## STORED DATA
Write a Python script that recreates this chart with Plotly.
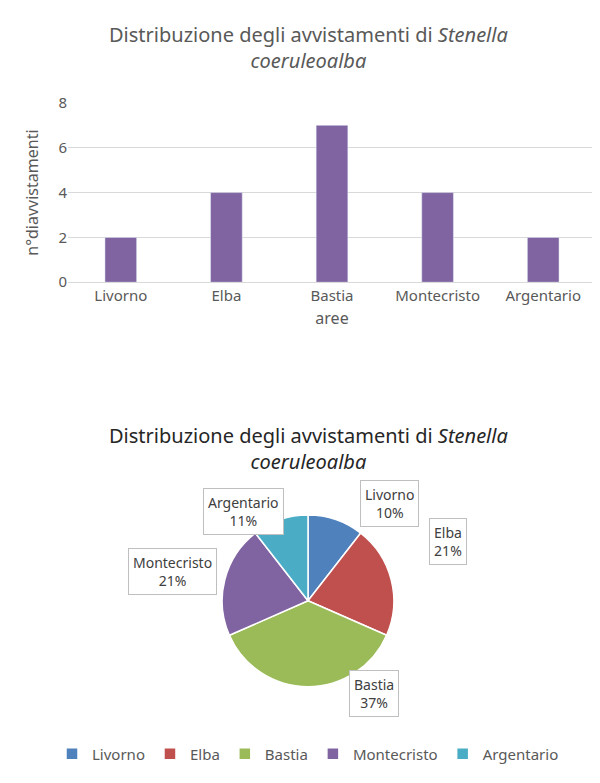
import plotly.graph_objects as go

# data
areas = ["Livorno", "Elba", "Bastia", "Montecristo", "Argentario"]
counts = [2, 4, 7, 4, 2]
pct_labels = ["10%", "21%", "37%", "21%", "11%"]
pie_colors = ["#4F81BD", "#C0504D", "#9BBB59", "#8064A2", "#4BACC6"]

FONT = "Noto Sans"
GREY = "#595959"

fig = go.Figure()

fig.add_trace(go.Bar(x=areas, y=counts, marker_color="#8064A2", width=0.3,
                     showlegend=False, xaxis="x", yaxis="y"))

fig.add_trace(go.Pie(labels=areas, values=counts, marker=dict(colors=pie_colors,
                     line=dict(color="white", width=1.5)),
                     sort=False, direction="clockwise", rotation=0,
                     textinfo="none", domain=dict(x=[0.35, 0.65], y=[0.125, 0.35]),
                     showlegend=True))

# callout labels for pie
label_pos = [(0.635, 0.365), (0.765, 0.285), (0.61, 0.085), (0.2, 0.245), (0.325, 0.355)]
annots = []
for a, p, (x, y) in zip(areas, pct_labels, label_pos):
    annots.append(dict(x=x, y=y, xref="paper", yref="paper", showarrow=False,
                       text=a + "<br>" + p, align="center",
                       font=dict(family=FONT, size=14, color="#404040"),
                       bordercolor="#BFBFBF", borderwidth=1, borderpad=4,
                       bgcolor="white"))

annots.append(dict(x=0.5, y=1.0, xref="paper", yref="paper", showarrow=False,
                   text="Distribuzione degli avvistamenti di <i>Stenella</i><br><i>coeruleoalba</i>",
                   font=dict(family=FONT, size=20, color=GREY), yanchor="top"))
annots.append(dict(x=0.5, y=0.475, xref="paper", yref="paper", showarrow=False,
                   text="Distribuzione degli avvistamenti di <i>Stenella</i><br><i>coeruleoalba</i>",
                   font=dict(family=FONT, size=20, color="#262626"), yanchor="top"))

fig.update_layout(
    width=600, height=783,
    paper_bgcolor="white", plot_bgcolor="white",
    margin=dict(l=0, r=0, t=0, b=0),
    font=dict(family=FONT, color=GREY, size=15),
    xaxis=dict(domain=[0.1, 0.98], anchor="y", showline=True, linecolor="#D9D9D9",
               tickfont=dict(size=15, color=GREY),
               title=dict(text="aree", font=dict(size=16, color=GREY), standoff=8)),
    yaxis=dict(domain=[0.655, 0.89], anchor="x", range=[0, 8], dtick=2,
               gridcolor="#D9D9D9", zeroline=False, tickfont=dict(size=15, color=GREY),
               title=dict(text="n°diavvistamenti", font=dict(size=16, color=GREY), standoff=15)),
    legend=dict(orientation="h", x=0.5, xanchor="center", y=0.015, yanchor="bottom",
                font=dict(size=15, color=GREY), itemwidth=30),
    annotations=annots,
)

fig.write_html("out.html")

## DESCRIPTION OF THE TASK
Reproduce the material in full, word for word, and omit the pictures.

## EXPECTED OUTPUT
Write a Python script that recreates this chart with Plotly.
import plotly.graph_objects as go

# data
areas = ["Livorno", "Elba", "Bastia", "Montecristo", "Argentario"]
counts = [2, 4, 7, 4, 2]
pct_labels = ["10%", "21%", "37%", "21%", "11%"]
pie_colors = ["#4F81BD", "#C0504D", "#9BBB59", "#8064A2", "#4BACC6"]

FONT = "Noto Sans"
GREY = "#595959"

fig = go.Figure()

fig.add_trace(go.Bar(x=areas, y=counts, marker_color="#8064A2", width=0.3,
                     showlegend=False, xaxis="x", yaxis="y"))

fig.add_trace(go.Pie(labels=areas, values=counts, marker=dict(colors=pie_colors,
                     line=dict(color="white", width=1.5)),
                     sort=False, direction="clockwise", rotation=0,
                     textinfo="none", domain=dict(x=[0.35, 0.65], y=[0.125, 0.35]),
                     showlegend=True))

# callout labels for pie
label_pos = [(0.635, 0.365), (0.765, 0.285), (0.61, 0.085), (0.2, 0.245), (0.325, 0.355)]
annots = []
for a, p, (x, y) in zip(areas, pct_labels, label_pos):
    annots.append(dict(x=x, y=y, xref="paper", yref="paper", showarrow=False,
                       text=a + "<br>" + p, align="center",
                       font=dict(family=FONT, size=14, color="#404040"),
                       bordercolor="#BFBFBF", borderwidth=1, borderpad=4,
                       bgcolor="white"))

annots.append(dict(x=0.5, y=1.0, xref="paper", yref="paper", showarrow=False,
                   text="Distribuzione degli avvistamenti di <i>Stenella</i><br><i>coeruleoalba</i>",
                   font=dict(family=FONT, size=20, color=GREY), yanchor="top"))
annots.append(dict(x=0.5, y=0.475, xref="paper", yref="paper", showarrow=False,
                   text="Distribuzione degli avvistamenti di <i>Stenella</i><br><i>coeruleoalba</i>",
                   font=dict(family=FONT, size=20, color="#262626"), yanchor="top"))

fig.update_layout(
    width=600, height=783,
    paper_bgcolor="white", plot_bgcolor="white",
    margin=dict(l=0, r=0, t=0, b=0),
    font=dict(family=FONT, color=GREY, size=15),
    xaxis=dict(domain=[0.1, 0.98], anchor="y", showline=True, linecolor="#D9D9D9",
               tickfont=dict(size=15, color=GREY),
               title=dict(text="aree", font=dict(size=16, color=GREY), standoff=8)),
    yaxis=dict(domain=[0.655, 0.89], anchor="x", range=[0, 8], dtick=2,
               gridcolor="#D9D9D9", zeroline=False, tickfont=dict(size=15, color=GREY),
               title=dict(text="n°diavvistamenti", font=dict(size=16, color=GREY), standoff=15)),
    legend=dict(orientation="h", x=0.5, xanchor="center", y=0.015, yanchor="bottom",
                font=dict(size=15, color=GREY), itemwidth=30),
    annotations=annots,
)

fig.write_html("out.html")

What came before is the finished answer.